Reproduce the listing below exactly, beginning with its first line and ending with the line that holds "plt.rcParams['font.weight'] = 'bold'"; pictures are not part of the copy.

◆ Records to process ◆
----------------

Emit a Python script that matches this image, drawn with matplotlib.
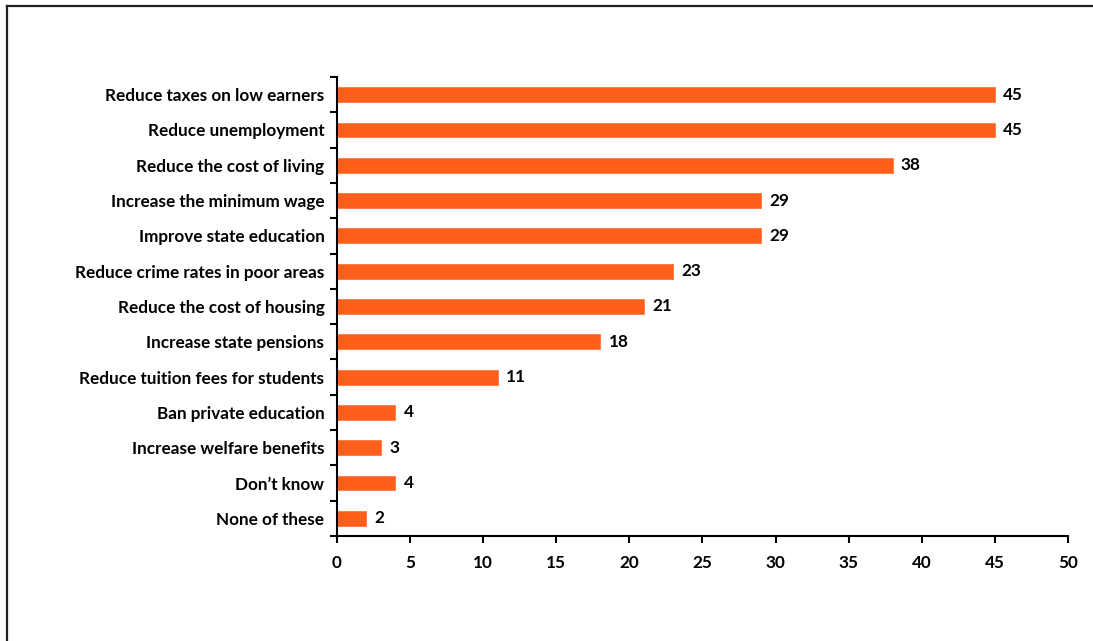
import matplotlib
matplotlib.use('Agg')
import matplotlib.pyplot as plt
from matplotlib.lines import Line2D
import numpy as np

plt.rcParams['font.family'] = ['Lato', 'DejaVu Sans']
plt.rcParams['font.weight'] = 'bold'

categorias = ['Reduce taxes on low earners', 'Reduce unemployment',
              'Reduce the cost of living', 'Increase the minimum wage',
              'Improve state education', 'Reduce crime rates in poor areas',
              'Reduce the cost of housing', 'Increase state pensions',
              'Reduce tuition fees for students', 'Ban private education',
              'Increase welfare benefits', 'Don\u2019t know', 'None of these']
valores = [45, 45, 38, 29, 29, 23, 21, 18, 11, 4, 3, 4, 2]
xticks = [0, 5, 10, 15, 20, 25, 30, 35, 40, 45, 50]

fs = 12.3
fig = plt.figure(figsize=(10.93, 6.41), dpi=100)
ax = fig.add_axes([0.3083, 0.1638, 0.6688, 0.7161])

y = np.arange(len(categorias))
ax.barh(y, valores, height=0.42, color='#FF5F1A', edgecolor='#FF7A40',
        linewidth=0.6, zorder=2)
for yi, v in zip(y, valores):
    ax.annotate(str(v), (v, yi), xytext=(6, 0), textcoords='offset points',
                va='center', ha='left', fontsize=fs, fontweight='bold')

ax.set_ylim(len(categorias) - 0.5, -0.5)
ax.set_xlim(0, 50)
ax.set_xticks(xticks)
ax.set_xticklabels([str(t) for t in xticks], fontsize=fs, fontweight='bold')
ax.tick_params(axis='x', direction='out', length=5, width=1.5, pad=9)

# etiquetas de categoria sin marca, marcas en los limites entre barras
ax.set_yticks(y)
ax.set_yticklabels(categorias, fontsize=fs, fontweight='bold')
ax.set_yticks(np.arange(-0.5, len(categorias), 1), minor=True)
ax.tick_params(axis='y', which='major', length=0, pad=9)
ax.tick_params(axis='y', which='minor', direction='out', length=5, width=1.5)

for s in ['top', 'right']:
    ax.spines[s].set_visible(False)
for s in ['left', 'bottom']:
    ax.spines[s].set_linewidth(1.5)

# marco del grafico
fig.add_artist(Line2D([0.0064, 0.0064], [0.0, 0.9906], color='#222222',
                      linewidth=1.6, transform=fig.transFigure))
fig.add_artist(Line2D([0.0064, 1.0], [0.9906, 0.9906], color='#222222',
                      linewidth=1.6, transform=fig.transFigure))

plt.savefig('out.png', dpi=100)
plt.close(fig)
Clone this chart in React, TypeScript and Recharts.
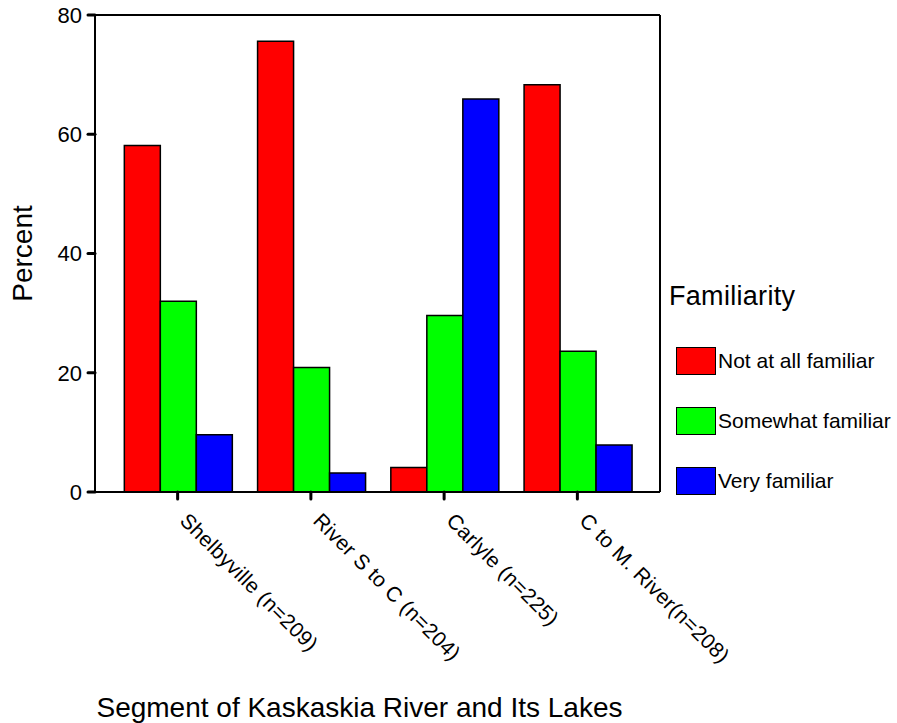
import { Bar, BarChart, CartesianGrid, Label, Legend, XAxis, YAxis } from "recharts";

const FONT = "Arial, 'Liberation Sans', sans-serif";

const segments = [
  "Shelbyville (n=209)",
  "River S to C (n=204)",
  "Carlyle (n=225)",
  "C to M. River(n=208)",
];
const notAtAll = [58.1, 75.6, 4.1, 68.3];
const somewhat = [32.0, 20.9, 29.6, 23.6];
const very = [9.6, 3.2, 65.9, 7.9];
const yTicks = [0, 20, 40, 60, 80];

const seriesInfo = [
  { key: "notAtAll", name: "Not at all familiar", color: "#ff0000" },
  { key: "somewhat", name: "Somewhat familiar", color: "#00ff00" },
  { key: "very", name: "Very familiar", color: "#0000ff" },
];

const data = segments.map((segment, i) => ({
  segment,
  notAtAll: notAtAll[i],
  somewhat: somewhat[i],
  very: very[i],
}));

function SegmentTick(props: any) {
  const { x, y, payload } = props;
  const tx = x + 1;
  const ty = y + 21;
  return (
    <text
      x={tx}
      y={ty}
      transform={`rotate(45 ${tx} ${ty})`}
      textAnchor="start"
      fontFamily={FONT}
      fontSize={21}
      letterSpacing={0.3}
      fill="#000"
    >
      {payload.value}
    </text>
  );
}

function FamiliarityLegend() {
  return (
    <div style={{ position: "relative", width: 237, height: 230, fontFamily: FONT, color: "#000" }}>
      <div style={{ position: "absolute", left: 9, top: 3, fontSize: 27, lineHeight: "27px", letterSpacing: 0.3, whiteSpace: "nowrap" }}>
        Familiarity
      </div>
      {seriesInfo.map((s, i) => (
        <div key={s.key} style={{ position: "absolute", left: 16, top: 67 + i * 60, height: 28, display: "flex", alignItems: "center" }}>
          <div style={{ width: 38, height: 26, background: s.color, border: "1.5px solid #000", boxSizing: "content-box" }} />
          <span style={{ marginLeft: 2, fontSize: 21, whiteSpace: "nowrap" }}>{s.name}</span>
        </div>
      ))}
    </div>
  );
}

export default function App() {
  return (
    <div style={{ position: "absolute", left: 0, top: 0, width: 897, height: 723, background: "#fff" }}>
      <BarChart
        width={897}
        height={723}
        data={data}
        margin={{ top: 15, right: 237, bottom: 0, left: 0 }}
        barCategoryGap="10%"
        barGap={0}
      >
        {/* top and right edges of the plot frame */}
        <CartesianGrid
          stroke="#000"
          strokeWidth={2}
          horizontalCoordinatesGenerator={({ offset }: any) => [offset.top]}
          verticalCoordinatesGenerator={({ offset }: any) => [offset.left + offset.width]}
        />
        <XAxis
          dataKey="segment"
          height={231}
          padding={{ left: 16, right: 16 }}
          axisLine={{ stroke: "#000", strokeWidth: 2 }}
          tickLine={{ stroke: "#000", strokeWidth: 3, strokeLinecap: "round" }}
          tickSize={7}
          tickMargin={2}
          interval={0}
          tick={<SegmentTick />}
        >
          <Label
            content={(p: any) => {
              const vb = p.viewBox;
              return (
                <text x={vb.x + vb.width / 2 - 18} y={vb.y + 225} textAnchor="middle" fontFamily={FONT} fontSize={28} fill="#000">
                  Segment of Kaskaskia River and Its Lakes
                </text>
              );
            }}
          />
        </XAxis>
        <YAxis
          width={95}
          domain={[0, 80]}
          ticks={yTicks}
          axisLine={{ stroke: "#000", strokeWidth: 2 }}
          tickLine={{ stroke: "#000", strokeWidth: 3, strokeLinecap: "round" }}
          tickSize={7}
          tickMargin={6}
          tick={{ fontFamily: FONT, fontSize: 22, fill: "#000" }}
        >
          <Label
            content={(p: any) => {
              const vb = p.viewBox;
              const lx = vb.x + 32;
              const ly = vb.y + vb.height / 2;
              return (
                <text x={lx} y={ly} transform={`rotate(-90 ${lx} ${ly})`} textAnchor="middle" fontFamily={FONT} fontSize={28} fill="#000">
                  Percent
                </text>
              );
            }}
          />
        </YAxis>
        <Legend
          layout="horizontal"
          align="center"
          verticalAlign="middle"
          wrapperStyle={{ position: "absolute", left: 660, top: 280, width: 237, height: 230 }}
          content={() => <FamiliarityLegend />}
        />
        {seriesInfo.map((s) => (
          <Bar
            key={s.key}
            dataKey={s.key}
            name={s.name}
            fill={s.color}
            stroke="#000"
            strokeWidth={1.5}
            isAnimationActive={false}
          />
        ))}
      </BarChart>
    </div>
  );
}
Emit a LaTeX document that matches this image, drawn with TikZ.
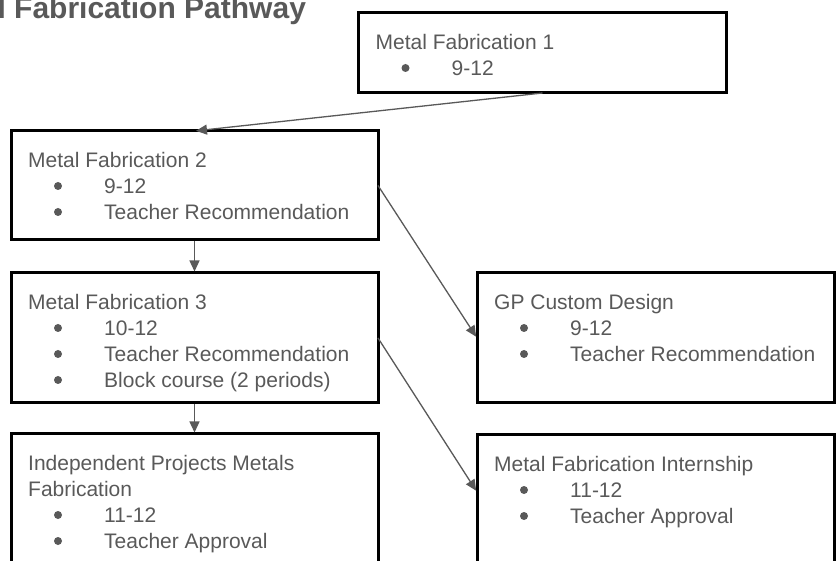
\documentclass[tikz,border=0pt]{standalone}
\usepackage{fontspec}
\setmainfont{Liberation Sans}
\usetikzlibrary{calc,arrows.meta}
\definecolor{txtgray}{HTML}{595959}
\newcommand{\boxtitle}[4]{\node[ttl] (#1) at ($(#2.north west)+(17,{36.5+26*#3})$) {#4};}
\newcommand{\boxitem}[4]{%
  \node[bul] (#1b) at ($(#2.north west)+(47,{29+26*#3})$) {};
  \node[ttl] (#1) at ($(#2.north west)+(93,{36.5+26*#3})$) {#4};}
\begin{document}
\begin{tikzpicture}[x=1pt,y=-1pt,
  box/.style={draw=black,line width=3pt,rectangle,inner sep=0pt,outer sep=0pt,anchor=north west},
  ttl/.style={anchor=base west,inner sep=0pt,text=txtgray,font=\fontsize{21}{25}\selectfont},
  bul/.style={circle,fill=txtgray,inner sep=0pt,minimum size=8pt},
  conn/.style={draw=txtgray,line width=1.3pt,-{Triangle[length=11pt,width=10pt]}}]
\useasboundingbox (0,0) rectangle (836,561);
\clip (0,0) rectangle (836,561);
\node[anchor=base west,inner sep=0pt,text=txtgray,font=\fontsize{30}{34}\selectfont\bfseries] (title) at (-71,19) {Metal Fabrication Pathway};
% boxes
\node[box,minimum width=368pt,minimum height=80pt] (mf1) at (358.5,13) {};
\node[box,minimum width=367pt,minimum height=109pt] (mf2) at (11,131) {};
\node[box,minimum width=367pt,minimum height=130pt] (mf3) at (11,273) {};
\node[box,minimum width=367pt,minimum height=190pt] (ipmf) at (11,434) {};
\node[box,minimum width=357.5pt,minimum height=130pt] (gp) at (477,273) {};
\node[box,minimum width=357.5pt,minimum height=190pt] (mfi) at (477,435) {};
% texts
\boxtitle{mf1t}{mf1}{0}{Metal Fabrication 1}
\boxitem{mf1a}{mf1}{1}{9-12}
\boxtitle{mf2t}{mf2}{0}{Metal Fabrication 2}
\boxitem{mf2a}{mf2}{1}{9-12}
\boxitem{mf2c}{mf2}{2}{Teacher Recommendation}
\boxtitle{mf3t}{mf3}{0}{Metal Fabrication 3}
\boxitem{mf3a}{mf3}{1}{10-12}
\boxitem{mf3c}{mf3}{2}{Teacher Recommendation}
\boxitem{mf3d}{mf3}{3}{Block course (2 periods)}
\boxtitle{ipmft}{ipmf}{0}{Independent Projects Metals}
\boxtitle{ipmfu}{ipmf}{1}{Fabrication}
\boxitem{ipmfa}{ipmf}{2}{11-12}
\boxitem{ipmfc}{ipmf}{3}{Teacher Approval}
\boxtitle{gpt}{gp}{0}{GP Custom Design}
\boxitem{gpa}{gp}{1}{9-12}
\boxitem{gpc}{gp}{2}{Teacher Recommendation}
\boxtitle{mfit}{mfi}{0}{Metal Fabrication Internship}
\boxitem{mfia}{mfi}{1}{11-12}
\boxitem{mfic}{mfi}{2}{Teacher Approval}
% connectors
\coordinate (mfiin) at ($(mfi.north west)+(0,57)$);
\draw[conn,shorten >=1.5pt] (mf1.south) -- (mf2.north);
\draw[conn,shorten >=1.5pt,shorten <=1.5pt] (mf2.south) -- (mf3.north);
\draw[conn,shorten >=1.5pt,shorten <=1.5pt] (mf3.south) -- (ipmf.north);
\draw[conn,shorten >=1.5pt] (mf2.east) -- (gp.west);
\draw[conn,shorten >=1.5pt] (mf3.east) -- (mfiin);
\end{tikzpicture}
\end{document}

----------------

◆ Response below ◆
Emit a Python script that matches this image, drawn with matplotlib.
import matplotlib
matplotlib.use('Agg')
import matplotlib.pyplot as plt
from matplotlib.lines import Line2D
import numpy as np

plt.rcParams['font.family'] = ['Lato', 'DejaVu Sans']
plt.rcParams['font.weight'] = 'bold'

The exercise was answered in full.